In 2004, she was said to have merged the arts of painting and photography to create a "highly evocative" body of work that concentrated on ice-frozen areas of the Bow River in Alberta. In 2016, in a group exhibition at Toronto's InterAccess Gallery, titled Once Is Nothing: A Drone Art Exhibition, she let a quadcopter fly at ankle height to record the leaves in Scarborough's Rouge Park for a video, Passing. In her solo exhibition trace at the McClure Gallery in Montreal in 2020, she used a drone to make drawings of the land below, marked them with different media, then printed selected images on fabric and used them in lightboxes which enveloped the viewer so that he or she could experience the place for themselves.
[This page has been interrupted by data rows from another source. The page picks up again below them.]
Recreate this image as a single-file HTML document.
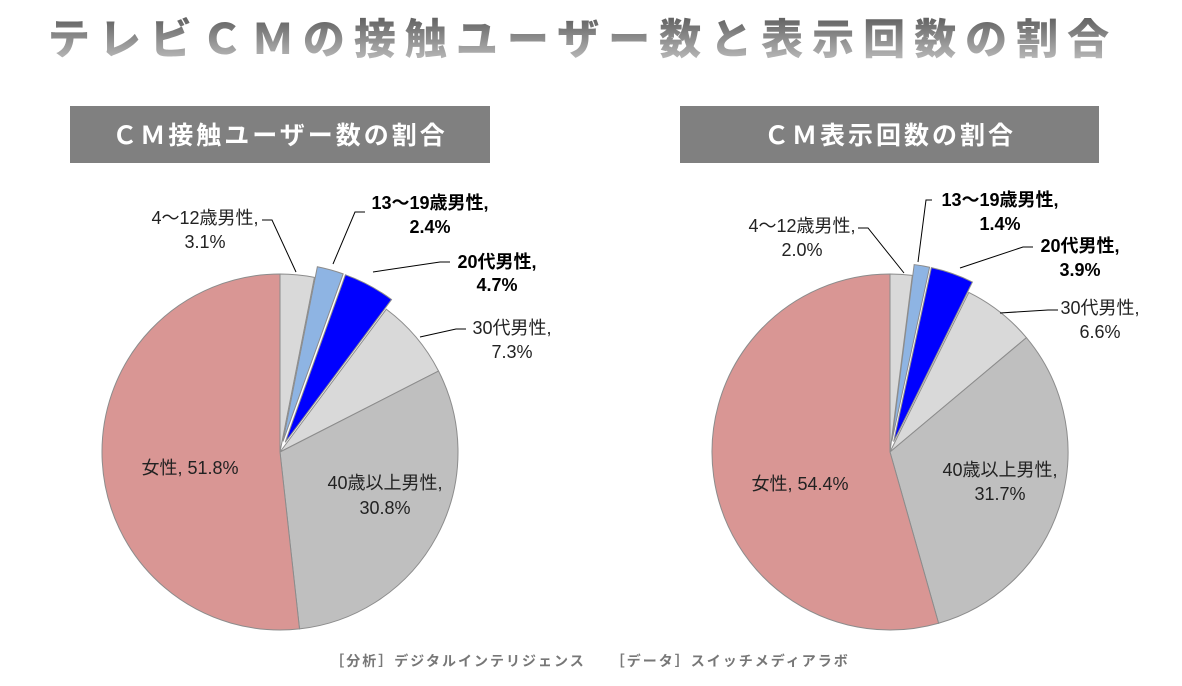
<!DOCTYPE html>
<html><head><meta charset="utf-8">
<style>
body{margin:0;width:1182px;height:681px;background:#fff;overflow:hidden;font-family:"Liberation Sans","Noto Sans CJK JP",sans-serif;}
</style></head>
<body>
<svg id="s" width="1182" height="681" xmlns="http://www.w3.org/2000/svg" font-family="'Liberation Sans','Noto Sans CJK JP',sans-serif">
<defs>
<linearGradient id="tg" x1="0" y1="0" x2="0" y2="1">
<stop offset="0" stop-color="#4a4a4a"/><stop offset="1" stop-color="#c8c8c8"/>
</linearGradient>
</defs>
<text x="583" y="54" text-anchor="middle" font-size="42" font-weight="900" fill="url(#tg)" letter-spacing="9" font-family="'Noto Sans CJK JP',sans-serif">テレビＣＭの接触ユーザー数と表示回数の割合</text>
<rect x="70" y="106" width="420" height="57" fill="#808080"/>
<text x="280" y="144" text-anchor="middle" font-size="25" font-weight="bold" fill="#fff" letter-spacing="3" font-family="'Noto Sans CJK JP',sans-serif">ＣＭ接触ユーザー数の割合</text>
<rect x="680" y="106" width="419" height="57" fill="#808080"/>
<text x="890" y="144" text-anchor="middle" font-size="25" font-weight="bold" fill="#fff" letter-spacing="3" font-family="'Noto Sans CJK JP',sans-serif">ＣＭ表示回数の割合</text>
<g id="p1"></g><g id="p2"></g>
<g stroke="#000" stroke-width="1" fill="none">
<polyline points="262,220 272,220 296,272"/>
<polyline points="365,212 355,212 333,264"/>
<polyline points="450,262 440,262 373,272"/>
<polyline points="466,329 456,329 420,337"/>
<polyline points="858,228 868,228 904,273"/>
<polyline points="932,200 926,200 918,262"/>
<polyline points="1033,247 1023,247 960,268"/>
<polyline points="1058,310 1048,310 1000,313"/>
</g>
<g font-size="18" fill="#222" text-anchor="middle">
<text x="205" y="224">4～12歳男性,</text><text x="205" y="248">3.1%</text>
<text x="430" y="209" font-weight="bold" fill="#000">13～19歳男性,</text><text x="430" y="233" font-weight="bold" fill="#000">2.4%</text>
<text x="497" y="268" font-weight="bold" fill="#000">20代男性,</text><text x="497" y="291" font-weight="bold" fill="#000">4.7%</text>
<text x="512" y="334">30代男性,</text><text x="512" y="358">7.3%</text>
<text x="385" y="489">40歳以上男性,</text><text x="385" y="514">30.8%</text>
<text x="190" y="474">女性, 51.8%</text>
<text x="802" y="232">4～12歳男性,</text><text x="802" y="256">2.0%</text>
<text x="1000" y="206" font-weight="bold" fill="#000">13～19歳男性,</text><text x="1000" y="230" font-weight="bold" fill="#000">1.4%</text>
<text x="1080" y="252" font-weight="bold" fill="#000">20代男性,</text><text x="1080" y="276" font-weight="bold" fill="#000">3.9%</text>
<text x="1100" y="314">30代男性,</text><text x="1100" y="338">6.6%</text>
<text x="1000" y="476">40歳以上男性,</text><text x="1000" y="500">31.7%</text>
<text x="800" y="490">女性, 54.4%</text>
</g>
<text x="590" y="666" text-anchor="middle" font-size="14" font-weight="bold" fill="#777" letter-spacing="2" font-family="'Noto Sans CJK JP',sans-serif">［分析］デジタルインテリジェンス　　［データ］スイッチメディアラボ</text>
</svg>
<script>
function pie(id,cx,cy,r,vals,cols,ex){
 var g=document.getElementById(id),tot=vals.reduce(function(a,b){return a+b},0),a=0,h='';
 for(var i=0;i<vals.length;i++){
  var a0=a/tot*2*Math.PI,a1=(a+vals[i])/tot*2*Math.PI;a+=vals[i];
  var m=(a0+a1)/2,ox=ex[i]*Math.sin(m),oy=-ex[i]*Math.cos(m);
  var x0=cx+ox+r*Math.sin(a0),y0=cy+oy-r*Math.cos(a0),x1=cx+ox+r*Math.sin(a1),y1=cy+oy-r*Math.cos(a1);
  var lg=(a1-a0)>Math.PI?1:0;
  h+='<path d="M'+(cx+ox)+','+(cy+oy)+' L'+x0+','+y0+' A'+r+','+r+' 0 '+lg+' 1 '+x1+','+y1+' Z" fill="'+cols[i]+'" stroke="#8c8c8c" stroke-width="1"/>';
 }
 g.innerHTML=h;
}
var c=['#d9d9d9','#8eb4e3','#0000ff','#d9d9d9','#bfbfbf','#d99694'];
pie('p1',280,452,178,[3.1,2.4,4.7,7.3,30.8,51.8],c,[0,11,11,0,0,0]);
pie('p2',890,452,178,[2.0,1.4,3.9,6.6,31.7,54.4],c,[0,11,11,0,0,0]);
</script>
</body></html>
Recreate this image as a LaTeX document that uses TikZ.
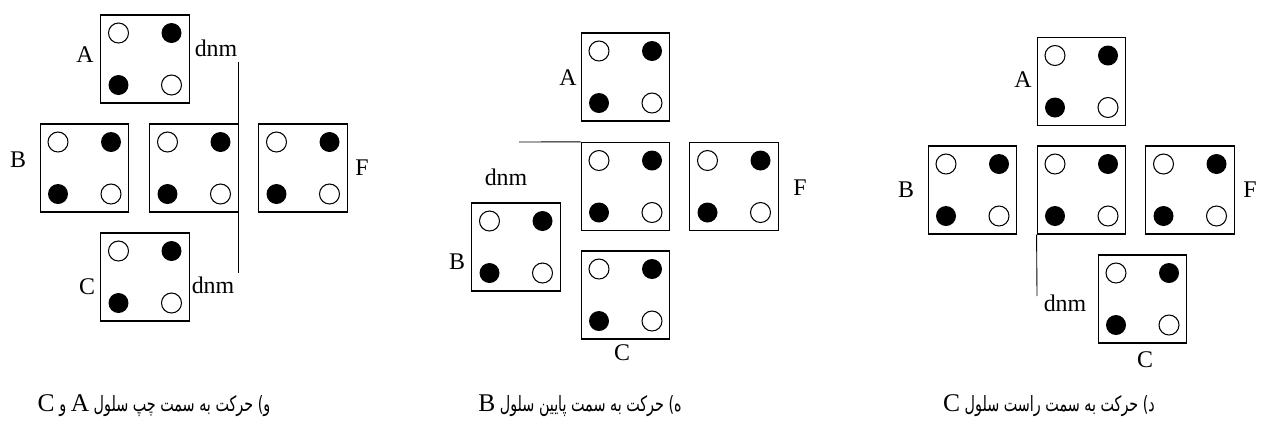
\documentclass[tikz,border=0pt]{standalone}
\usepackage{fontspec}
\setmainfont{Liberation Serif}
\newfontfamily\farsifont[Script=Arabic, FakeStretch=0.68]{DejaVu Sans}
\TeXXeTstate=1
\newcommand{\lat}[1]{\beginL{\rmfamily\fontsize{14.5}{16}\selectfont #1}\endL}

\begin{document}
\begin{tikzpicture}[x=0.02cm, y=-0.02cm, font=\fontsize{13.6}{16}\selectfont,
	cella/.style={draw, line width=0.8pt, minimum width=1.77cm, minimum height=1.76cm, inner sep=0pt},
	vuoto/.style={draw, line width=0.6pt, fill=white},
	pieno/.style={fill=black},
	linea/.style={line width=0.5pt},
	etichetta/.style={inner sep=0pt},
	didascalia/.style={inner sep=0pt, font=\fontsize{12}{14}\selectfont\farsifont}]

	\useasboundingbox (0,0) rectangle (1261,424);

	% ---- celle (nome/x/y) ----
	\foreach \n/\x/\y in {A1/145/59, B1/84.5/168, M1/194/168, F1/303/168, C1/145/277,
			A2/625.5/77, M2/625.5/186.5, F2/734/186.5, B2/516/247, C2/625.5/295,
			A3/1081.5/81.5, B3/972.5/190, M3/1081.5/190, F3/1190/190, C3/1142.5/299}{
			\node[cella] (\n) at (\x,\y) {};
			\draw[vuoto] (\x-26.5,\y-26) circle (0.2cm);
			\fill[pieno] (\x+26.5,\y-26) circle (0.2cm);
			\fill[pieno] (\x-26.5,\y+26) circle (0.2cm);
			\draw[vuoto] (\x+26.5,\y+26) circle (0.2cm);
		}

	% ---- etichette ----
	\foreach \t/\x/\y in {A/85/55, B/18/160, F/362/168, C/87/287,
			A/568/78, F/800/188, B/457/262, C/622/353,
			A/1023/80, B/906/190, F/1250/190, C/1145/360}{
			\node[etichetta] (l\t\x) at (\x,\y) {\t};
		}

	% ---- dnm e linee ----
	\node[etichetta] (d1a) at (216,48) {dnm};
	\node[etichetta] (d1b) at (213,285) {dnm};
	\coordinate (s1a) at (238,62);
	\coordinate (s1b) at (238,273);
	\draw[linea] (s1a) -- (s1b);

	\node[etichetta] (d2) at (506,177) {dnm};
	\coordinate (s2) at (519,142);
	\draw[linea] (s2) -- (M2.north west);

	\node[etichetta] (d3) at (1065,303) {dnm};
	\coordinate (s3) at (1037,296);
	\draw[linea] (M3.south west) -- (s3);

	% ---- didascalie ----
	\node[didascalia] (cap1) at (154,406) {\beginR و) حرکت به سمت چپ سلول \lat{A} و \lat{C}\endR};
	\node[didascalia] (cap2) at (580,406) {\beginR ه) حرکت به سمت پایین سلول \lat{B}\endR};
	\node[didascalia] (cap3) at (1049,406) {\beginR د) حرکت به سمت راست سلول \lat{C}\endR};

\end{tikzpicture}
\end{document}
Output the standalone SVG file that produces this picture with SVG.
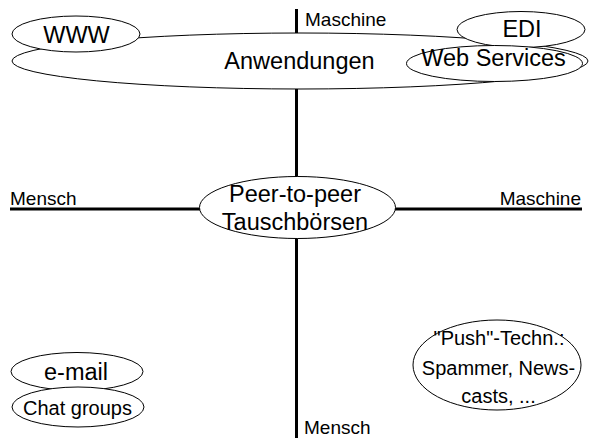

In 2024, Millard was part of the Arctic Circle Alumni Residency in the Arctic Archipelago of Svalbard. Among Millard's creations as a result were a suite of motion lamps that combined her photographs of disappearing glaciers with lamps that rotated thanks to heat convection from their bulbs.

==Exhibitions==
Millard began showing her work as an artist in group exhibitions in 1987 in Calgary. Since then, she has participated in many group exhibitions both nationally and internationally. In 2017, her work was included in Every. Now. Then: reframing nationhood at the Art Gallery of Ontario in Toronto. In 2020, her work was shown in The Uncanny Outdoors at the MacLaren Art Centre, Barrie. She has had solo exhibitions at galleries across Canada and internationally including such exhibitions as Contrail, at the Where Where Exhibition Space, Beijing (2011); Crossing, at the Whyte Museum, Banff, Alberta (2019) and in 2020, trace, at the McClure Visual Arts Center, Montreal, Quebec.

==Selected collections==
Her work is in the public collections Alberta Foundation for the Arts; the Glenbow Museum, Calgary, Alberta;
the MacLaren Art Centre; and Museum London in London, Ontario.

==Awards==
She is the recipient of grants from the Canada Council for the Arts, the Ontario Arts Council, and the Alberta Foundation for the Arts. Millard has done artists residencies in the Arctic Circle Residency in Svalbard and the Klondike Institute of Art and Culture in Dawson City, Yukon, and in Canada at the Banff Centre and NSCAD University. In 2011, she was inducted into the Royal Canadian Academy of Arts.